Exercise instructions: Every line below is to be copied exactly, with the pictures left out.

Data excerpt:

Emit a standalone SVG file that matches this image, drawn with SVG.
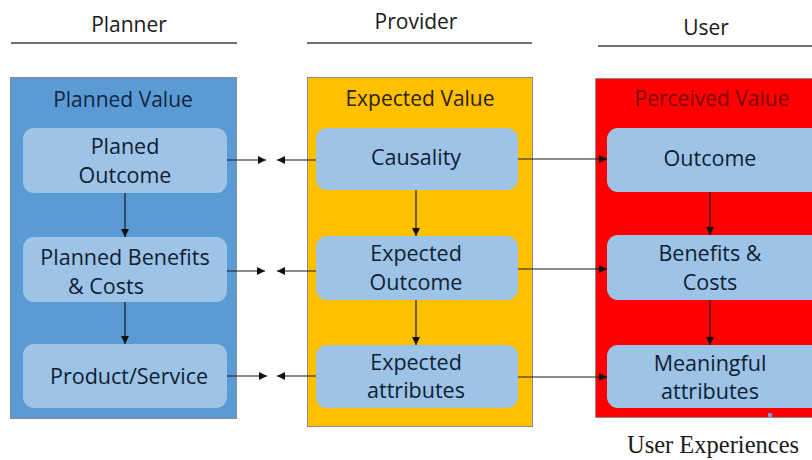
<svg xmlns="http://www.w3.org/2000/svg" width="812" height="460" viewBox="0 0 812 460">
<style>
.hdr{font-family:"Open Sans","Liberation Sans",sans-serif;font-size:21px;fill:#1a1a1a;text-anchor:middle}
.hline{stroke:#404040;stroke-width:1.5}
.panel{stroke:#8c8c8c;stroke-width:1}
.title{font-family:"Open Sans","Liberation Sans",sans-serif;font-size:21px;text-anchor:middle}
.box{fill:#9dc3e6;stroke:none}
.t{font-family:"Open Sans","Liberation Sans",sans-serif;font-size:21.5px;fill:#0f1e33;text-anchor:middle}
.conn{stroke:#1a1a1a;stroke-width:1.2;fill:none}
</style>
<defs>
<marker id="ah" viewBox="0 0 10 10" refX="10" refY="5" markerWidth="9" markerHeight="8" markerUnits="userSpaceOnUse" orient="auto">
<path d="M0,0 L10,5 L0,10 z" fill="#111"/>
</marker>
</defs>
<rect width="812" height="460" fill="#ffffff"/>

<g id="headers">
<text class="hdr" x="129" y="32">Planner</text>
<line class="hline" x1="11" y1="43" x2="237" y2="43"/>
<text class="hdr" x="416" y="29">Provider</text>
<line class="hline" x1="307" y1="43" x2="532" y2="43"/>
<text class="hdr" x="706" y="35">User</text>
<line class="hline" x1="598" y1="46" x2="812" y2="46"/>
</g>

<g id="planned-value">
<rect class="panel" x="10.5" y="77.5" width="226" height="341" fill="#5b9bd5"/>
<text class="title" x="123" y="107" fill="#14243f">Planned Value</text>
</g>
<g id="planed-outcome">
<rect class="box" x="23" y="128" width="204" height="65" rx="11"/>
<text class="t" x="125" y="154">Planed</text>
<text class="t" x="125" y="183">Outcome</text>
</g>
<g id="planned-benefits">
<rect class="box" x="23" y="237" width="204" height="65" rx="11"/>
<text class="t" x="125" y="265">Planned Benefits</text>
<text class="t" x="68" y="294" style="text-anchor:start">&amp; Costs</text>
</g>
<g id="product-service">
<rect class="box" x="23" y="344" width="204" height="64" rx="11"/>
<text class="t" x="129" y="384">Product/Service</text>
</g>

<g id="expected-value">
<rect class="panel" x="307.5" y="77.5" width="225" height="349" fill="#ffc000"/>
<text class="title" x="420" y="106" fill="#2a2200">Expected Value</text>
</g>
<g id="causality">
<rect class="box" x="316" y="128" width="202" height="62" rx="11"/>
<text class="t" x="416" y="165">Causality</text>
</g>
<g id="expected-outcome">
<rect class="box" x="316" y="236" width="202" height="64" rx="11"/>
<text class="t" x="416" y="261">Expected</text>
<text class="t" x="416" y="290">Outcome</text>
</g>
<g id="expected-attributes">
<rect class="box" x="316" y="345" width="202" height="63" rx="11"/>
<text class="t" x="416" y="370">Expected</text>
<text class="t" x="416" y="398">attributes</text>
</g>

<g id="perceived-value">
<rect class="panel" x="595.5" y="78.5" width="230" height="339" fill="#ff0000"/>
<text class="title" x="712" y="106" fill="#7a0000">Perceived Value</text>
</g>
<g id="outcome">
<rect class="box" x="607" y="128" width="220" height="64" rx="11"/>
<text class="t" x="710" y="166">Outcome</text>
</g>
<g id="benefits-costs">
<rect class="box" x="607" y="235" width="220" height="65" rx="11"/>
<text class="t" x="710" y="261">Benefits &amp;</text>
<text class="t" x="710" y="290">Costs</text>
</g>
<g id="meaningful-attributes">
<rect class="box" x="607" y="345" width="220" height="63" rx="11"/>
<text class="t" x="710" y="371">Meaningful</text>
<text class="t" x="710" y="399">attributes</text>
<circle cx="770" cy="415" r="2.2" fill="#7f9fd0"/>
</g>

<g id="connectors">
<line class="conn" x1="125" y1="193" x2="125" y2="237" marker-end="url(#ah)"/>
<line class="conn" x1="125" y1="302" x2="125" y2="344" marker-end="url(#ah)"/>
<line class="conn" x1="416" y1="190" x2="416" y2="236" marker-end="url(#ah)"/>
<line class="conn" x1="416" y1="300" x2="416" y2="345" marker-end="url(#ah)"/>
<line class="conn" x1="710" y1="192" x2="710" y2="235" marker-end="url(#ah)"/>
<line class="conn" x1="710" y1="300" x2="710" y2="345" marker-end="url(#ah)"/>

<line class="conn" x1="227" y1="160" x2="266" y2="160" marker-end="url(#ah)"/>
<line class="conn" x1="316" y1="160" x2="277" y2="160" marker-end="url(#ah)"/>
<line class="conn" x1="227" y1="271" x2="265" y2="271" marker-end="url(#ah)"/>
<line class="conn" x1="316" y1="271" x2="277" y2="271" marker-end="url(#ah)"/>
<line class="conn" x1="227" y1="376" x2="267" y2="376" marker-end="url(#ah)"/>
<line class="conn" x1="316" y1="376" x2="277" y2="376" marker-end="url(#ah)"/>

<line class="conn" x1="518" y1="159" x2="607" y2="159" marker-end="url(#ah)"/>
<line class="conn" x1="518" y1="269" x2="607" y2="269" marker-end="url(#ah)"/>
<line class="conn" x1="518" y1="377" x2="607" y2="377" marker-end="url(#ah)"/>
</g>

<g id="caption">
<text x="713" y="453" style="font-family:'Liberation Serif','Times New Roman',serif;font-size:24.5px;fill:#1a1a1a;text-anchor:middle">User Experiences</text>
</g>
</svg>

Written answer:
Emit a standalone SVG file that matches this image, drawn with SVG.
<svg xmlns="http://www.w3.org/2000/svg" width="812" height="460" viewBox="0 0 812 460">
<style>
.hdr{font-family:"Open Sans","Liberation Sans",sans-serif;font-size:21px;fill:#1a1a1a;text-anchor:middle}
.hline{stroke:#404040;stroke-width:1.5}
.panel{stroke:#8c8c8c;stroke-width:1}
.title{font-family:"Open Sans","Liberation Sans",sans-serif;font-size:21px;text-anchor:middle}
.box{fill:#9dc3e6;stroke:none}
.t{font-family:"Open Sans","Liberation Sans",sans-serif;font-size:21.5px;fill:#0f1e33;text-anchor:middle}
.conn{stroke:#1a1a1a;stroke-width:1.2;fill:none}
</style>
<defs>
<marker id="ah" viewBox="0 0 10 10" refX="10" refY="5" markerWidth="9" markerHeight="8" markerUnits="userSpaceOnUse" orient="auto">
<path d="M0,0 L10,5 L0,10 z" fill="#111"/>
</marker>
</defs>
<rect width="812" height="460" fill="#ffffff"/>

<g id="headers">
<text class="hdr" x="129" y="32">Planner</text>
<line class="hline" x1="11" y1="43" x2="237" y2="43"/>
<text class="hdr" x="416" y="29">Provider</text>
<line class="hline" x1="307" y1="43" x2="532" y2="43"/>
<text class="hdr" x="706" y="35">User</text>
<line class="hline" x1="598" y1="46" x2="812" y2="46"/>
</g>

<g id="planned-value">
<rect class="panel" x="10.5" y="77.5" width="226" height="341" fill="#5b9bd5"/>
<text class="title" x="123" y="107" fill="#14243f">Planned Value</text>
</g>
<g id="planed-outcome">
<rect class="box" x="23" y="128" width="204" height="65" rx="11"/>
<text class="t" x="125" y="154">Planed</text>
<text class="t" x="125" y="183">Outcome</text>
</g>
<g id="planned-benefits">
<rect class="box" x="23" y="237" width="204" height="65" rx="11"/>
<text class="t" x="125" y="265">Planned Benefits</text>
<text class="t" x="68" y="294" style="text-anchor:start">&amp; Costs</text>
</g>
<g id="product-service">
<rect class="box" x="23" y="344" width="204" height="64" rx="11"/>
<text class="t" x="129" y="384">Product/Service</text>
</g>

<g id="expected-value">
<rect class="panel" x="307.5" y="77.5" width="225" height="349" fill="#ffc000"/>
<text class="title" x="420" y="106" fill="#2a2200">Expected Value</text>
</g>
<g id="causality">
<rect class="box" x="316" y="128" width="202" height="62" rx="11"/>
<text class="t" x="416" y="165">Causality</text>
</g>
<g id="expected-outcome">
<rect class="box" x="316" y="236" width="202" height="64" rx="11"/>
<text class="t" x="416" y="261">Expected</text>
<text class="t" x="416" y="290">Outcome</text>
</g>
<g id="expected-attributes">
<rect class="box" x="316" y="345" width="202" height="63" rx="11"/>
<text class="t" x="416" y="370">Expected</text>
<text class="t" x="416" y="398">attributes</text>
</g>

<g id="perceived-value">
<rect class="panel" x="595.5" y="78.5" width="230" height="339" fill="#ff0000"/>
<text class="title" x="712" y="106" fill="#7a0000">Perceived Value</text>
</g>
<g id="outcome">
<rect class="box" x="607" y="128" width="220" height="64" rx="11"/>
<text class="t" x="710" y="166">Outcome</text>
</g>
<g id="benefits-costs">
<rect class="box" x="607" y="235" width="220" height="65" rx="11"/>
<text class="t" x="710" y="261">Benefits &amp;</text>
<text class="t" x="710" y="290">Costs</text>
</g>
<g id="meaningful-attributes">
<rect class="box" x="607" y="345" width="220" height="63" rx="11"/>
<text class="t" x="710" y="371">Meaningful</text>
<text class="t" x="710" y="399">attributes</text>
<circle cx="770" cy="415" r="2.2" fill="#7f9fd0"/>
</g>

<g id="connectors">
<line class="conn" x1="125" y1="193" x2="125" y2="237" marker-end="url(#ah)"/>
<line class="conn" x1="125" y1="302" x2="125" y2="344" marker-end="url(#ah)"/>
<line class="conn" x1="416" y1="190" x2="416" y2="236" marker-end="url(#ah)"/>
<line class="conn" x1="416" y1="300" x2="416" y2="345" marker-end="url(#ah)"/>
<line class="conn" x1="710" y1="192" x2="710" y2="235" marker-end="url(#ah)"/>
<line class="conn" x1="710" y1="300" x2="710" y2="345" marker-end="url(#ah)"/>

<line class="conn" x1="227" y1="160" x2="266" y2="160" marker-end="url(#ah)"/>
<line class="conn" x1="316" y1="160" x2="277" y2="160" marker-end="url(#ah)"/>
<line class="conn" x1="227" y1="271" x2="265" y2="271" marker-end="url(#ah)"/>
<line class="conn" x1="316" y1="271" x2="277" y2="271" marker-end="url(#ah)"/>
<line class="conn" x1="227" y1="376" x2="267" y2="376" marker-end="url(#ah)"/>
<line class="conn" x1="316" y1="376" x2="277" y2="376" marker-end="url(#ah)"/>

<line class="conn" x1="518" y1="159" x2="607" y2="159" marker-end="url(#ah)"/>
<line class="conn" x1="518" y1="269" x2="607" y2="269" marker-end="url(#ah)"/>
<line class="conn" x1="518" y1="377" x2="607" y2="377" marker-end="url(#ah)"/>
</g>

<g id="caption">
<text x="713" y="453" style="font-family:'Liberation Serif','Times New Roman',serif;font-size:24.5px;fill:#1a1a1a;text-anchor:middle">User Experiences</text>
</g>
</svg>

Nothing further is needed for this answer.